* _STATED TASK_
Copy each line that contains the word "this".

* _SUPPLIED ENTRIES_
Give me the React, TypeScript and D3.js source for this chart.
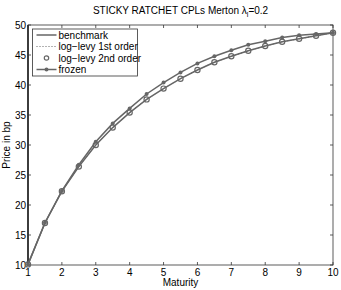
--
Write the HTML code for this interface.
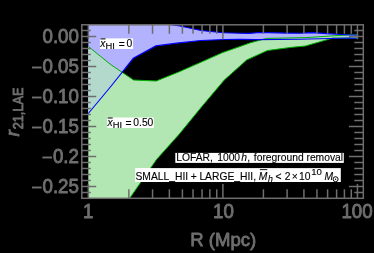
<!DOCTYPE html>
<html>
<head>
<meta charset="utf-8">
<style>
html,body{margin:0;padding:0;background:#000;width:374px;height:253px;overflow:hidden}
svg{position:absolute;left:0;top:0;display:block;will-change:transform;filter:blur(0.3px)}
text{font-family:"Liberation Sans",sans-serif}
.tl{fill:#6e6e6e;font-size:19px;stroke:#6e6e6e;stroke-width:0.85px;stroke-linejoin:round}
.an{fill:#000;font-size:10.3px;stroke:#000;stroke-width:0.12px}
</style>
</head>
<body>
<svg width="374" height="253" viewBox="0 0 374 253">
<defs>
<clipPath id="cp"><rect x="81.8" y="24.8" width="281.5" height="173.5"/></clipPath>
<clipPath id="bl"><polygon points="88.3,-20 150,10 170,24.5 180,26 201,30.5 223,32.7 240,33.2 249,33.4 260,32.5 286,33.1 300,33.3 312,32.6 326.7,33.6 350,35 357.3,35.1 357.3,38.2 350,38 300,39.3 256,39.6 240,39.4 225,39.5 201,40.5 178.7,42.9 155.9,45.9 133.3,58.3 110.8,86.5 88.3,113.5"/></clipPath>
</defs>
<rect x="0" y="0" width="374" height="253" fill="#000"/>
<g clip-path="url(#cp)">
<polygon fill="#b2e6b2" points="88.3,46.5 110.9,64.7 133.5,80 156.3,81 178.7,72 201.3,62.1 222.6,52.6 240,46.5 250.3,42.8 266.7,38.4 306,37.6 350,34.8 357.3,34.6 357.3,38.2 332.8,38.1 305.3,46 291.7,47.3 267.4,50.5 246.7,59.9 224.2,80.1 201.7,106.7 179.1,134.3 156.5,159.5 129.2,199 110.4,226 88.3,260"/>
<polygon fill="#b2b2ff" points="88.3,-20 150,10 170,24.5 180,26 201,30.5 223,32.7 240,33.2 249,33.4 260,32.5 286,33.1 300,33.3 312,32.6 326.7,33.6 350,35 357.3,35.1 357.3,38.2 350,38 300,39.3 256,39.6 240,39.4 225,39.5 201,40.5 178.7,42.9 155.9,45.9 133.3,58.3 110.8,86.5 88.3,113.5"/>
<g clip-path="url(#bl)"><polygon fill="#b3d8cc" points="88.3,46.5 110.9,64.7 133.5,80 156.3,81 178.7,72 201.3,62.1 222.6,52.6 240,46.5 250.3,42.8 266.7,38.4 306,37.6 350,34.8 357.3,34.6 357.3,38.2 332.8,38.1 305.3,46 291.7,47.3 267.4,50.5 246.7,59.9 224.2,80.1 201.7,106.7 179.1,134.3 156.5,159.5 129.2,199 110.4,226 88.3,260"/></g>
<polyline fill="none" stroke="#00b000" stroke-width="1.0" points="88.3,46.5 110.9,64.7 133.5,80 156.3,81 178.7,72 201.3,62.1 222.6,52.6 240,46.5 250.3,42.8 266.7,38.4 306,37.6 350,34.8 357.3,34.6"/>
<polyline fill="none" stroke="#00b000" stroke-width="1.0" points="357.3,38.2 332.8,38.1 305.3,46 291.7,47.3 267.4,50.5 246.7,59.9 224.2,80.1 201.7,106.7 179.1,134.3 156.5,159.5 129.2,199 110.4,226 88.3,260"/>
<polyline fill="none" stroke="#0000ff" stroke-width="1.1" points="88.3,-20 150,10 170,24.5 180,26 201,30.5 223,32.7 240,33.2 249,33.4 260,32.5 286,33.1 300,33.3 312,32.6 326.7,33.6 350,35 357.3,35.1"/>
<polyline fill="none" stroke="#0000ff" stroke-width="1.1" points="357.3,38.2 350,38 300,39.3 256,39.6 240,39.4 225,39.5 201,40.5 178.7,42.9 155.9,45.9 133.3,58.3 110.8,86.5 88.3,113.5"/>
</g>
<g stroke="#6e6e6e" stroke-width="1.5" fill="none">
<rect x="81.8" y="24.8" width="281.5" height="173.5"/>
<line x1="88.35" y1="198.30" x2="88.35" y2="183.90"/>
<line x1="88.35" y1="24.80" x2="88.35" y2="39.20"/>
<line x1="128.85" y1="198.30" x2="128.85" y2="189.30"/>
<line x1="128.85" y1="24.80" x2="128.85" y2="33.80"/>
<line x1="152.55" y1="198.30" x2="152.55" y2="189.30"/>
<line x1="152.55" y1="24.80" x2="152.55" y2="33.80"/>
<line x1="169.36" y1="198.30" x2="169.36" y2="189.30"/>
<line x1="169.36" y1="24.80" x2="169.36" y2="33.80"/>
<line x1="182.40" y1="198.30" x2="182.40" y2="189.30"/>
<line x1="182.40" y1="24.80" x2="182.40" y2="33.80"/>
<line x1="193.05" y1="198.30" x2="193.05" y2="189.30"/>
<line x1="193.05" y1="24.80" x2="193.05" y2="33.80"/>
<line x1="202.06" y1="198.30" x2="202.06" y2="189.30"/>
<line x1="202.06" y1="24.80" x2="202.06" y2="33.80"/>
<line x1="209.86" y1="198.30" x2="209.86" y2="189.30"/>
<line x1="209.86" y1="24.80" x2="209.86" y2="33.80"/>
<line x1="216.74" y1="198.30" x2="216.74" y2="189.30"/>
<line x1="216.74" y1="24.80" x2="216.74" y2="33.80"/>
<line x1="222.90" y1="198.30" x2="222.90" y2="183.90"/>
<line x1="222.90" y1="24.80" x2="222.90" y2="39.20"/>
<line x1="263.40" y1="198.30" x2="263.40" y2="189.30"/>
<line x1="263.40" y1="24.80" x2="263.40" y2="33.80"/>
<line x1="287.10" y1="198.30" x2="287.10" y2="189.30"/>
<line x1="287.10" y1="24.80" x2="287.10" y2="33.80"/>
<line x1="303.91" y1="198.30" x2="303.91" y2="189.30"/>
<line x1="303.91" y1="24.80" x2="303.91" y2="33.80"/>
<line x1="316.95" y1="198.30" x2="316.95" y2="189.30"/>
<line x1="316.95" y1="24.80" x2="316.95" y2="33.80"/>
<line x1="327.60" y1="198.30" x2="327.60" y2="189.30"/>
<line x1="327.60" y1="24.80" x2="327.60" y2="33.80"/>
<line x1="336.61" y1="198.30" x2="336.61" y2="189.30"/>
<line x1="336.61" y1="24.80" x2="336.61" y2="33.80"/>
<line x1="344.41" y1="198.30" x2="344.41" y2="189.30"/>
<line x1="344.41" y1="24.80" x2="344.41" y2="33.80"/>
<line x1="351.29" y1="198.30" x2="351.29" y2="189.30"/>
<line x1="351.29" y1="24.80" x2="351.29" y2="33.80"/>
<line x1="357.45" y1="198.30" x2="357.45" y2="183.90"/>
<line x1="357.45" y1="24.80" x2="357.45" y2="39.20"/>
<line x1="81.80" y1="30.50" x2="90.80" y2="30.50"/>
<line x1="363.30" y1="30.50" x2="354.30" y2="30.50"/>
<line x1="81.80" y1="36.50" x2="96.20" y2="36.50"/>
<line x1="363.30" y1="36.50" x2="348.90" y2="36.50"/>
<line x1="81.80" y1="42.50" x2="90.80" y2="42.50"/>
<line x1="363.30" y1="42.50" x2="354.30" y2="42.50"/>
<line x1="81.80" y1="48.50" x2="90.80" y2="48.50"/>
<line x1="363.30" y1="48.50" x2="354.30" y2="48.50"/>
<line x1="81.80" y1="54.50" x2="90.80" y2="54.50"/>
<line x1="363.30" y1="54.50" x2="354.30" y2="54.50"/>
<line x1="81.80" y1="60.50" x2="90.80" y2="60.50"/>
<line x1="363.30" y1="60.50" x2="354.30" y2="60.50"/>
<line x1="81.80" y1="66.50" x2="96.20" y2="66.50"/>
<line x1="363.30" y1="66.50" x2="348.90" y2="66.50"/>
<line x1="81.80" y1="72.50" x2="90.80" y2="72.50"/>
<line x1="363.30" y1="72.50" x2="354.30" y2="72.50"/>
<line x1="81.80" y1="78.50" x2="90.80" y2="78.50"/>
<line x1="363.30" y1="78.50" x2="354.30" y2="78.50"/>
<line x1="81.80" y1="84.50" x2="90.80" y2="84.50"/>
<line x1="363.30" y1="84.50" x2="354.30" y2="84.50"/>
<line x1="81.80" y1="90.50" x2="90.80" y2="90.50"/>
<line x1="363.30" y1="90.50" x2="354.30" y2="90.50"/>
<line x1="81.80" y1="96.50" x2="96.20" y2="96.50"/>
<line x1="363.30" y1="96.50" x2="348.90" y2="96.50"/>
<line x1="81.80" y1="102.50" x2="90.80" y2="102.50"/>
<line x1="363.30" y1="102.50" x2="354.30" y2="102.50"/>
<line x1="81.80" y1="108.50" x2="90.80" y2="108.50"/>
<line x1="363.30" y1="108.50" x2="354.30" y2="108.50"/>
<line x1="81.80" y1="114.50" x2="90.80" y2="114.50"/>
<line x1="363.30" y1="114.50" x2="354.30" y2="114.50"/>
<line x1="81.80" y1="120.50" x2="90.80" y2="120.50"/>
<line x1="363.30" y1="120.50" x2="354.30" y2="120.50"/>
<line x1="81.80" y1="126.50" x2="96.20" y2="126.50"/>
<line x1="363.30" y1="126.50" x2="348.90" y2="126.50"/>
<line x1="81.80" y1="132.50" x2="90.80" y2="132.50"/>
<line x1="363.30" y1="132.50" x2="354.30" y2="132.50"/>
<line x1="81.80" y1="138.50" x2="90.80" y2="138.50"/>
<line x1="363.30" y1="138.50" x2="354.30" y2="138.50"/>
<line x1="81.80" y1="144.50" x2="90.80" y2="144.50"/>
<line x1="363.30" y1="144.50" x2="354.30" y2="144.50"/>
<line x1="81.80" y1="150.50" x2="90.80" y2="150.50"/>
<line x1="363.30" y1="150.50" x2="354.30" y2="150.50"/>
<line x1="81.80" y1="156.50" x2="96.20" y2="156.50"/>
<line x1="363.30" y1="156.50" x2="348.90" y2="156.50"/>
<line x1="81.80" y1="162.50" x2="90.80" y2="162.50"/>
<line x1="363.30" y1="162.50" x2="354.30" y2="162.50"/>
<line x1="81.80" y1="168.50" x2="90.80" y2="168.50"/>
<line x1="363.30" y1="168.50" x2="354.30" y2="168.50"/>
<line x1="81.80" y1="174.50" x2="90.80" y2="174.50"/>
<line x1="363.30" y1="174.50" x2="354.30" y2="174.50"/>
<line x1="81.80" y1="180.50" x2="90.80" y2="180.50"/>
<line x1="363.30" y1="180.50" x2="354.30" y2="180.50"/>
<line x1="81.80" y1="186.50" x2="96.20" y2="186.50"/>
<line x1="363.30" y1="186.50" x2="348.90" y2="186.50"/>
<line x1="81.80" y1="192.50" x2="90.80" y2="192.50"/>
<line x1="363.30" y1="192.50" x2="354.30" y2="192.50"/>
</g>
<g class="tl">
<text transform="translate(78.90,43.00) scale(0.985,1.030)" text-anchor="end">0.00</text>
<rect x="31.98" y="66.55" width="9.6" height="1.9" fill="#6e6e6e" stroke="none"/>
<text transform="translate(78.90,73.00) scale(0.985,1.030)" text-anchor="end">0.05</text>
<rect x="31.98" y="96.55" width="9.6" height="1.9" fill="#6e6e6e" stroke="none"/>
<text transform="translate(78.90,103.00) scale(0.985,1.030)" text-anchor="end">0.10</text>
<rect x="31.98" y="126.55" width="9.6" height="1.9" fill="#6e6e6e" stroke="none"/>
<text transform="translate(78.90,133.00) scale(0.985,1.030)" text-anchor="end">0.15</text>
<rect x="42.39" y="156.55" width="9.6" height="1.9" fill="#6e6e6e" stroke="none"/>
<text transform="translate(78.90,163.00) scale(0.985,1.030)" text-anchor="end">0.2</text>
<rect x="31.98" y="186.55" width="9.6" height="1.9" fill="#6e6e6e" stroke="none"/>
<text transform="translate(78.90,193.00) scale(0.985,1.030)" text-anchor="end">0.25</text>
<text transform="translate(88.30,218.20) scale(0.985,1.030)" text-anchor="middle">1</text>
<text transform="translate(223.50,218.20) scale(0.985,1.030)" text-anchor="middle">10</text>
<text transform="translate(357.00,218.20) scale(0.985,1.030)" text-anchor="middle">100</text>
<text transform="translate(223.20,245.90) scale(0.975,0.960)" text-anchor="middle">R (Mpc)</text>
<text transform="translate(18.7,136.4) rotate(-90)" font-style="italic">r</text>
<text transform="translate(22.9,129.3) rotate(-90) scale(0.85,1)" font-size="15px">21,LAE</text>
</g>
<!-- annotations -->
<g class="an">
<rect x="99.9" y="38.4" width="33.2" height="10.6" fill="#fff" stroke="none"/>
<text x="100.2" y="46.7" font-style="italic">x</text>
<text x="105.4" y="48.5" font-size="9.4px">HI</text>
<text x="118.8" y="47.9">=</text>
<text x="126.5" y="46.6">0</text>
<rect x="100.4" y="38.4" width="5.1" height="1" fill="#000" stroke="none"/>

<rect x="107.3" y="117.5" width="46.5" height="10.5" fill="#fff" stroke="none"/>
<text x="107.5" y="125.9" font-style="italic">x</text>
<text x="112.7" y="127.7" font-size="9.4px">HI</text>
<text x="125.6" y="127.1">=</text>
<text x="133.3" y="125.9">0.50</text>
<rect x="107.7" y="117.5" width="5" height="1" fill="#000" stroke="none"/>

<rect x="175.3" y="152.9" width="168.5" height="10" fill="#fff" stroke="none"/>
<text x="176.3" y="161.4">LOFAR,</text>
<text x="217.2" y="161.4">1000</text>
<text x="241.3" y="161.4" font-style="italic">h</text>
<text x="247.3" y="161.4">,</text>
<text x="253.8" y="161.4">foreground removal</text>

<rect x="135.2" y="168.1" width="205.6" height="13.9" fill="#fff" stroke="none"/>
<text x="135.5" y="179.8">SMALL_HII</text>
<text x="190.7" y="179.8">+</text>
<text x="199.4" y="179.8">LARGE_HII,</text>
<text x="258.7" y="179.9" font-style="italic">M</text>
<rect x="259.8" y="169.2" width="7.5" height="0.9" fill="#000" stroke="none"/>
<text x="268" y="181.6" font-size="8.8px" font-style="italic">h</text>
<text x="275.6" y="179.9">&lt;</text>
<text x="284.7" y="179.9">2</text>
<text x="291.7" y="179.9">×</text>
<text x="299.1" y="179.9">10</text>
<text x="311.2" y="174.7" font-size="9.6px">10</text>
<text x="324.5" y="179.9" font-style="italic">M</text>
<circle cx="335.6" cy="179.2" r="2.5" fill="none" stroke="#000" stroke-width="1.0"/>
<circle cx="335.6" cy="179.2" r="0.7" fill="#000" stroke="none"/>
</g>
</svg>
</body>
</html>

* _FINISHED TASK_
Give me the React, TypeScript and D3.js source for this chart.
Write the HTML code for this interface.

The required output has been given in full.